Before concluding, we note XPO also argues that the agency’s evaluation of several of Crowley’s past efforts was unreasonable because these efforts involved very low numbers of shipments per month or, in the case of an effort that was evaluated for the use of special equipment, because the record lacks specific information regarding Crowley’s experience.  Comments at 22; Supp. Comments at 39-40.  We have considered the agency’s responses to these allegations and we find, based on the record, that these allegations also have merit.  However, we do not discuss these allegations in detail because the issues raised necessarily would be addressed through the implementation of our recommendation--discussed below--that the agency reevaluate Crowley’s past performance in a manner that is reasonable and consistent with both the solicitation and this decision.

Finally, we note that XPO argues that it was improper for the agency to aggregate Crowley’s past performance efforts in its determination of Crowley’s overall confidence assessment rating.  Comments at 17-19; Supp. Comments at 27-30.  We do not reach this issue because the record does not support the agency’s findings that Crowley’s past performance efforts were somewhat relevant, which should be a prerequisite to aggregating the results.

Prejudice

Our Office will not sustain a protest unless the protester demonstrates a reasonable possibility that it was prejudiced by the agency’s actions; that is, unless the protester demonstrates that, but for the agency’s actions, it would have had a substantial chance of receiving the award.  McDonald-Bradley, B-270126, Feb. 8, 1996, 96-1 CPD ¶ 54 at 3.  We cannot say whether the SSA would have concluded that XPO’s lower risk and higher past performance ratings did not justify the payment of a price premium if the agency’s evaluation of Crowley’s past performance was adjusted to account for the flaws discussed above.  In such circumstances, we resolve any doubts regarding prejudice in favor of a protester since a reasonable possibility of prejudice is a sufficient basis for sustaining a protest.  See Kellogg, Brown & Root Servs., Inc.--Recon., B-309752.8, Dec. 20, 2007, 2008 CPD ¶ 84 at 5.  Accordingly, we conclude that XPO has established the requisite competitive prejudice to prevail in a bid protest.

RECOMMENDATION

We recommend that the agency reevaluate Crowley’s past performance in a manner that is reasonable and consistent with both the solicitation and this decision, and then make a new source selection determination.  Alternatively, if the agency determines that the solicitation’s evaluation criteria do not reasonably reflect its needs (particularly in the area of past performance), we recommend that the agency amend the solicitation, engage in discussions with offerors, and request revised proposals.  Finally, we recommend that the agency reimburse XPO for its costs of

filing and pursuing the protest, including reasonable attorneys’ fees.  4 C.F.R. § 21.8(d).  XPO’s certified claims for costs, detailing the time expended and costs incurred, must be submitted to the agency within 60 days after the receipt of this decision.  Id. § 21.8(f)

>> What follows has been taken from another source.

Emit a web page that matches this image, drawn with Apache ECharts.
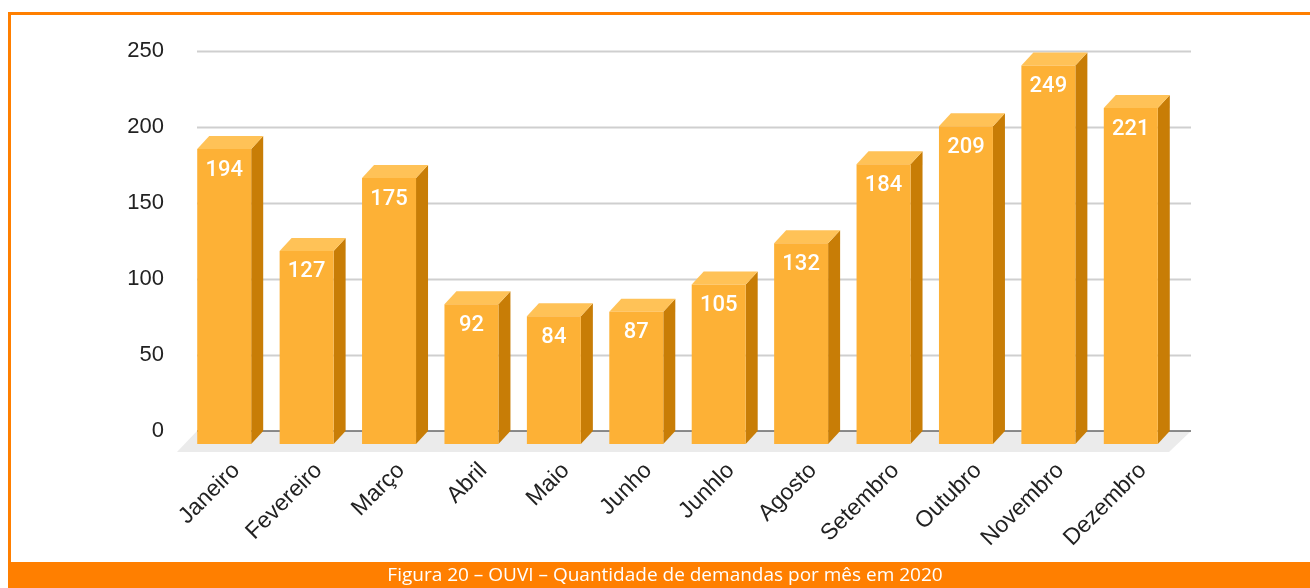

The protest is sustained in part and denied in part.

Susan A. Poling
General Counsel



[1] While the majority of the solicitation’s contract line item numbers (CLIN) were fixed-price-with-economic-price-adjustment-type CLINs for transportation services, the solicitation also included fixed-price CLINs for systems and site implementation, as well as cost-type CLINs for customs brokerage services.  RFP at 4-13.

[2] The solicitation and other documents in the record refer to the fourth and fifth option years as “award term 1” and “award term 2.”  RFP at 11-13.  In this decision, we refer to them simply as option years four and five.

[3] Citations to the solicitation refer to the “conformed” version that incorporated changes made under various solicitation amendments.  Agency Report (AR), Tab 20, Conformed RFP.

[4] This requirement appeared in the section of the solicitation that addressed the preparation of the corporate experience volume of the proposal.  RFP at 37‑38.  The solicitation, however, established that the “contracts/efforts” identified in the corporate experience volume would be the subject of the past performance evaluation.  Id. at 44.

[5] XPO’s proposal was submitted by Menlo Worldwide Government Services, Inc.  See Protest at 1 n.1.  During the course of the procurement, however, Menlo was “fully acquired and absorbed” by XPO.  See id.

[6] For the technical capability factor, ratings were assigned only at the subfactor level.

[7] As explained above, the solicitation required offerors to propose over 470,000 individual rates to account for numerous variables, such as differing origin/
destination combinations, three tiers of service, and seven weight ranges.  See RFP at 653-56.  Because the total evaluated price was calculated by totaling the extended prices for all of these rates, the total evaluated price exceeded the total price that ultimately could be paid under the contract.

[8] We note that XPO also has alleged that the agency’s evaluation of XPO’s own proposal was unreasonable.  Protest at 8-16; Supp. Comments at 41.  Based on the record, we find these allegations furnish no basis on which to sustain the protest.

[9] Crowley’s past performance evaluation report does not indicate the value of the 16th somewhat relevant effort.  AR, Tab 119, Crowley Past Performance Summary Addendum, at 29-30.

[10] XPO also points out that combined, the value of all 15 efforts was approximately only [DELETED] percent of this procurement’s maximum value.  Comments at 21.

[11] We note that the evaluation criteria for the corporate experience factor required that an offeror’s corporate experience reflect support of at least 20,000 shipments per month and that Crowley’s proposal was found acceptable under this factor.  RFP at 47; AR, Tab 118, Addendum to SSAC Comparative Analysis, at 2.  Although Crowley’s past performance evaluation report indicates the number of shipments per month for nearly all of the past efforts at issue, it does not explain if or how this information was used.  See AR, Tab 119, Crowley Past Performance Summary Addendum, at 2-29.  Additionally, the total shipments per month for all 16 efforts at issue is approximately only [DELETED].  See id.

[12] This value is slightly higher than the $[DELETED] used by the agency because it includes several non-transportation CLINs.  AR, Tab 122, Crowley Contract, at 3-4.